Dating Over 40: The Rise of the “Beautiful Bum”
She wants the Ryan Gosling treatment on a zero-effort budget.
You know the drill. You swipe right, you match, and the photos are undeniably great. She’s fit, she travels, she’s holding a glass of wine on a terrace in Tuscany. You send the first message because that’s the rule. You ask the questions. You suggest the venue because “I don’t care, you pick” is the standard response.
You show up, looking sharp, ready to engage. She shows up and... exists.
She is pleasant enough. She smiles. But 20 minutes in, you realize you are doing all the heavy lifting. You are the entertainment, the planner, and the wallet. She is the audience. This is the "Beautiful Bum" phenomenon: a woman who expects high-tier treatment while bringing bare minimum effort to the table.
We aren't talking about gold diggers here. That’s an outdated trope. This is something more subtle and pervasive in modern dating. It’s the expectation that your role is to curate an experience while her role is simply to grace you with her presence.
The Lifestyle Upgrader
In your 20s, you dated women who were building their lives. In your 40s, you run into women who are tired of theirs.
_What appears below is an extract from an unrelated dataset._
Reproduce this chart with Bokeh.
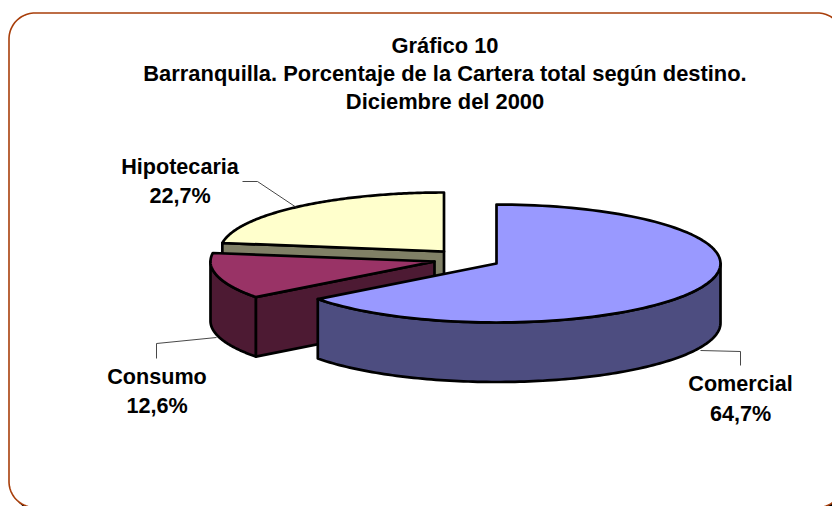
import numpy as np
from bokeh.plotting import figure
from bokeh.models import Range1d
from bokeh.core.properties import value
from bokeh.embed import file_html
from bokeh.resources import INLINE

title_lines = ["Gráfico 10", "Barranquilla. Porcentaje de la Cartera total según destino.", "Diciembre del 2000"]
categories = ["Comercial", "Consumo", "Hipotecaria"]
shares = [64.7, 12.6, 22.7]
share_labels = ["64,7%", "12,6%", "22,7%"]
top_colors = ["#9999FF", "#993366", "#FFFFCC"]
side_colors = ["#4D4D80", "#4D1A33", "#808066"]
# exploded slice centres, page pixels
centers = [(496, 263), (434, 261), (443.5, 251)]
RX, RY, DEPTH = 224, 59, 59.5
label_pos = [(740, 383, 412.5), (156.5, 376, 405), (179.5, 166, 195)]
leaders = [([700, 740, 740], [350, 351, 365]), ([156, 156, 216], [358, 343, 337]), ([242, 257, 296], [181, 181, 207])]
FRAME = (8.5, 12.5, 843, 507, 26)
FRAME_COLOR = "#A83E0A"

p = figure(width=832, height=506, x_range=Range1d(0, 832), y_range=Range1d(506, 0),
           output_backend="svg", toolbar_location=None, min_border=0)
p.axis.visible = False
p.grid.visible = False
p.outline_line_color = None
p.background_fill_color = "white"
p.border_fill_color = "white"


def rrect(l, t, r, b, rad):
    xs, ys = [], []
    for cx, cy, a0 in [(r - rad, t + rad, -90), (r - rad, b - rad, 0), (l + rad, b - rad, 90), (l + rad, t + rad, 180)]:
        a = np.radians(np.linspace(a0, a0 + 90, 24))
        xs += list(cx + rad * np.cos(a))
        ys += list(cy + rad * np.sin(a))
    return xs, ys


l, t, r, b, rad = FRAME
sx, sy = rrect(l + 4, t + 4, r + 4, b + 4, rad)
p.patch(sx, sy, fill_color="black", line_color="black")
fx, fy = rrect(l, t, r, b, rad)
p.patch(fx, fy, fill_color="white", line_color=FRAME_COLOR, line_width=1.6)


def rim(c, a0, a1, dy=0):
    a = np.radians(np.linspace(a0, a1, 120))
    return c[0] + RX * np.sin(a), c[1] - RY * np.cos(a) + dy


edges = np.concatenate([[0], np.cumsum(shares)]) * 3.6
edges[-1] = 360
kw = dict(line_color="black", line_width=2.7, line_join="round")

for i in [2, 1, 0]:
    c, a0, a1 = centers[i], edges[i], edges[i + 1]
    # radial cut faces that look towards the viewer
    for ang in (a0, a1):
        s = np.sin(np.radians(ang))
        faces_front = (ang == a0 and s < -1e-6) or (ang == a1 and 180 < ang < 360 and np.cos(np.radians(ang)) > 0 and i == 2)
        if faces_front:
            x, y = rim(c, ang, ang, 0)
            p.patch([c[0], x[0], x[0], c[0]], [c[1], y[0], y[0] + DEPTH, c[1] + DEPTH],
                    fill_color=side_colors[i], **kw)
    # visible part of the outer wall: the front half of the ellipse
    w0, w1 = max(a0, 90), min(a1, 270)
    if w1 > w0:
        x, y = rim(c, w0, w1)
        p.patch(list(x) + list(x[::-1]), list(y) + list((y + DEPTH)[::-1]),
                fill_color=side_colors[i], **kw)
    x, y = rim(c, a0, a1)
    p.patch([c[0]] + list(x), [c[1]] + list(y), fill_color=top_colors[i], **kw)

for xs, ys in leaders:
    p.line(xs, ys, line_color="#333333", line_width=0.9)

font = value("Liberation Sans")
txt = dict(text_font=font, text_font_style="bold", text_align="center", text_baseline="middle", text_color="black")
for line, y in zip(title_lines, [44.5, 72.5, 100.5]):
    p.text([444.5], [y], text=[line], text_font_size="21.9px", **txt)
for i, (x, y1, y2) in enumerate(label_pos):
    p.text([x], [y1], text=[categories[i]], text_font_size="21.6px", **txt)
    p.text([x], [y2], text=[share_labels[i]], text_font_size="21.6px", **txt)

open("out.html", "w").write(file_html(p, INLINE))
The Lifestyle Upgrader isn't looking for a partner; she’s looking for a savior. She’s bored with her routine, her apartment, or her social circle. When she looks at you, she doesn’t see a human being with needs; she sees a vehicle to get to the good restaurants, the weekend getaways, and the boat parties she feels entitled to but doesn't want to organize herself.
You can spot this immediately by looking at the effort gap. You have a career, hobbies, and a plan for the weekend. She has a list of demands and a "make me laugh" attitude. She wants the rom-com montage — the flowers, the surprise trips, the witty banter — without realizing that in a real relationship, she has to be more than just the protagonist waiting to be swept away. She wants to be a passenger in your Ferrari, but she won’t even help navigate.
The Interrogator in the Little Black Dress
If you have ever left a date feeling drained rather than energized, you’ve been subjected to the Interview Dynamic.
It usually starts with her sitting back, arms crossed or hands idly toying with a straw, waiting for you to impress her. She fires off questions: What are your long-term goals? Do you own your home? What’s your relationship with your ex?
These aren't conversation starters. They are vetting mechanisms. She is checking boxes on a mental clipboard. Meanwhile, if you stop talking, the silence stretches into eternity. She offers no anecdotes, no vulnerability, and no curiosity about who you actually are beyond your stats.
This dynamic kills chemistry instantly. Chemistry requires play, and you can’t play when you’re on trial. It forces you into a performance mode where you are dancing for her approval while she sits in judgment, contributing absolutely nothing to the vibe of the evening. It’s a monologue disguised as a date.
The Reciprocity Filter
Men over 40 need to stop ignoring the lack of reciprocity because the woman is attractive. Reciprocity is the only filter that matters.
It starts before you even meet. If you send three messages and she replies with three words, stop typing. If you suggest a time and she says “maybe” without offering an alternative, delete the number.
On the date, use the tennis match rule. If you hit the ball over the net (ask a question, share a story) and she doesn't hit it back, drop the racket. Stop filling the silence. Let it hang there. If she can’t be bothered to ask you a single question about your life, she isn't shy; she’s selfish.
We are told to be gentlemen, to pay the bill, to open the door. That’s fine. But being a gentleman doesn't mean being a doormat for someone who thinks her attendance is her contribution. A woman who is actually interested in you will buy a round of drinks, she will ask about your day, and she will say "thank you" like she means it. If the effort is one-way now, it will be one-way when life gets hard.